§ Task
Reproduce nothing but the lines from the start of the material through the line that includes "from matplotlib.transforms import offset_copy", both ends included, and omit every picture.

§ Material provided
....

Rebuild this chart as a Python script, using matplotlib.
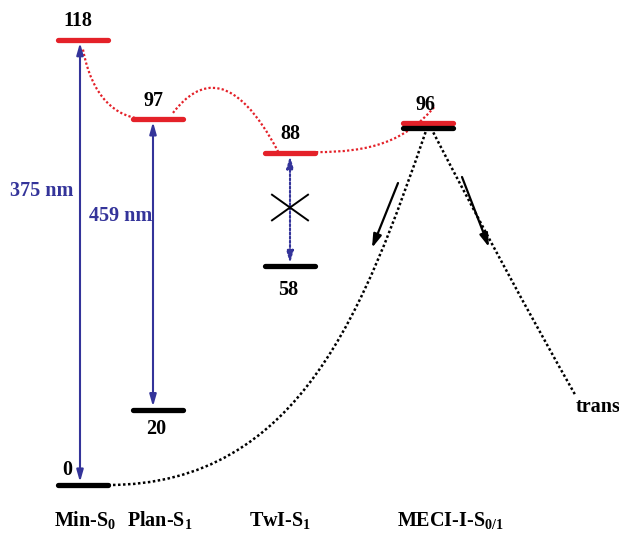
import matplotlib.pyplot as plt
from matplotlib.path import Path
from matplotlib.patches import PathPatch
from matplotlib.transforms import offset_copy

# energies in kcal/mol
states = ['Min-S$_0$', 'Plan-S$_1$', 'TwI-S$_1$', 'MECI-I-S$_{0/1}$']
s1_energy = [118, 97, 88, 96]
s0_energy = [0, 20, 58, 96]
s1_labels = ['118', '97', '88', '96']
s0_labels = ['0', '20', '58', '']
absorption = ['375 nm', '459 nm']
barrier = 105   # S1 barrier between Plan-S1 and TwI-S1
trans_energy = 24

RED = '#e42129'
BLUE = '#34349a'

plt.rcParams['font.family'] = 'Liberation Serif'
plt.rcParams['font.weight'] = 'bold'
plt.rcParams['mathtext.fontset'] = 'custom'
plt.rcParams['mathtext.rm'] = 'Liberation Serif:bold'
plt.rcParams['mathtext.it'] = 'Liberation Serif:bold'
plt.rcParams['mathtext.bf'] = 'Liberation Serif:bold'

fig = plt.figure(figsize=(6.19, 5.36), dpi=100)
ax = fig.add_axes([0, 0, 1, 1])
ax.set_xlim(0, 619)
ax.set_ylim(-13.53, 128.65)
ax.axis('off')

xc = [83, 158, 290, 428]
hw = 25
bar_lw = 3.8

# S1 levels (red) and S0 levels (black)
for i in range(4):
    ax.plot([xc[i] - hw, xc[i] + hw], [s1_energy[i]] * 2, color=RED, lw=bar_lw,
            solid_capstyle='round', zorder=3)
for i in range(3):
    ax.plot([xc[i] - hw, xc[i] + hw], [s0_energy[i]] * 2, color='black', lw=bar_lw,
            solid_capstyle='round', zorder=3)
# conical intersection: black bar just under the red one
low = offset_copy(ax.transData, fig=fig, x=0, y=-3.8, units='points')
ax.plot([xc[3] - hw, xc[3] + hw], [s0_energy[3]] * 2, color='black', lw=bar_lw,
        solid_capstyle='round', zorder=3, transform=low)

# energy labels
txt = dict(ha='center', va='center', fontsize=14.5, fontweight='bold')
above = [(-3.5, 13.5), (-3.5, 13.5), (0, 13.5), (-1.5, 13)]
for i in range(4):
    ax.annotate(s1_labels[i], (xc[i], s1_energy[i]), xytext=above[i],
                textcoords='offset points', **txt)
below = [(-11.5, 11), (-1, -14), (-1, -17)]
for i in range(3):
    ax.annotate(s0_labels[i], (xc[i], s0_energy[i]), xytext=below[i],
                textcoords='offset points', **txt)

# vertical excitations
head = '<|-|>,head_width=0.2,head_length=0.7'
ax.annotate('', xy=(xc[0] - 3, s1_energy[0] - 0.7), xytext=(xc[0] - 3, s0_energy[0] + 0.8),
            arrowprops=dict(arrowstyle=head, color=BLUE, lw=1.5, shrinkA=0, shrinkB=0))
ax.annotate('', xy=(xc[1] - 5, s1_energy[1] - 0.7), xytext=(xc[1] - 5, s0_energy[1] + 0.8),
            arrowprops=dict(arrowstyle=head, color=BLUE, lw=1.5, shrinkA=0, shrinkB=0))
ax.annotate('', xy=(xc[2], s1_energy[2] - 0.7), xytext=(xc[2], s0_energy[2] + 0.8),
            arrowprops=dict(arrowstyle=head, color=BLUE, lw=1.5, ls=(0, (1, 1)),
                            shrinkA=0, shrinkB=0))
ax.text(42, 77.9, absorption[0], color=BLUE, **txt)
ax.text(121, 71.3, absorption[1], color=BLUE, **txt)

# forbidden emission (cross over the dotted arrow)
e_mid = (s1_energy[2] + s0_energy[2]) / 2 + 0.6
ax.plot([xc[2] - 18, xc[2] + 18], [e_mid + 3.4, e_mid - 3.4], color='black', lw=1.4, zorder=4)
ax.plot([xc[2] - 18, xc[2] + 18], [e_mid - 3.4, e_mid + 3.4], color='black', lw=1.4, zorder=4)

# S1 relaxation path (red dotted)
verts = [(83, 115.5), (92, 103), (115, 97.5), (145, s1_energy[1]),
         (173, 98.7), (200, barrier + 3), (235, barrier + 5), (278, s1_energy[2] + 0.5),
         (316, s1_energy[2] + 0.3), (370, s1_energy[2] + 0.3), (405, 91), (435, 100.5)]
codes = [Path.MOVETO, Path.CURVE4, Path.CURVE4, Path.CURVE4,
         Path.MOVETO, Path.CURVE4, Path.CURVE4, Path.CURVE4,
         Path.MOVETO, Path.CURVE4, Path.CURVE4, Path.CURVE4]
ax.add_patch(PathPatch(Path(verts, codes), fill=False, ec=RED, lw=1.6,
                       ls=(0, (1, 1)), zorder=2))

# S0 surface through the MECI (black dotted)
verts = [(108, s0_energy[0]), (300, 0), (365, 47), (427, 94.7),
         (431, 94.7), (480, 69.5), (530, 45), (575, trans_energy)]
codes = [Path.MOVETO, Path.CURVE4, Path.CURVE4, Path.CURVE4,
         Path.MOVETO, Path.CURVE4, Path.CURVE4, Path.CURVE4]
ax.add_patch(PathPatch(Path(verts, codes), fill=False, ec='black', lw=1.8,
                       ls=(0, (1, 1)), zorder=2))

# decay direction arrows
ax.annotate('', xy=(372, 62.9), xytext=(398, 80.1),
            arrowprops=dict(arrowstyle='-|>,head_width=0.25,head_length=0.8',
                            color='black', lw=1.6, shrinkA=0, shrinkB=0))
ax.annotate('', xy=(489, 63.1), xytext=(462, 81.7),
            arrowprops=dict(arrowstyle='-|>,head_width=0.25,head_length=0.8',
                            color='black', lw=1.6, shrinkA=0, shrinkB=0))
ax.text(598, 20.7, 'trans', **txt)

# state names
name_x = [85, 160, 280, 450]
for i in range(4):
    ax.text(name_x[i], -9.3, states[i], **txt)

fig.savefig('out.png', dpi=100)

....

§ Solved exercise
Rebuild this chart as a Python script, using matplotlib.
import matplotlib.pyplot as plt
from matplotlib.path import Path
from matplotlib.patches import PathPatch
from matplotlib.transforms import offset_copy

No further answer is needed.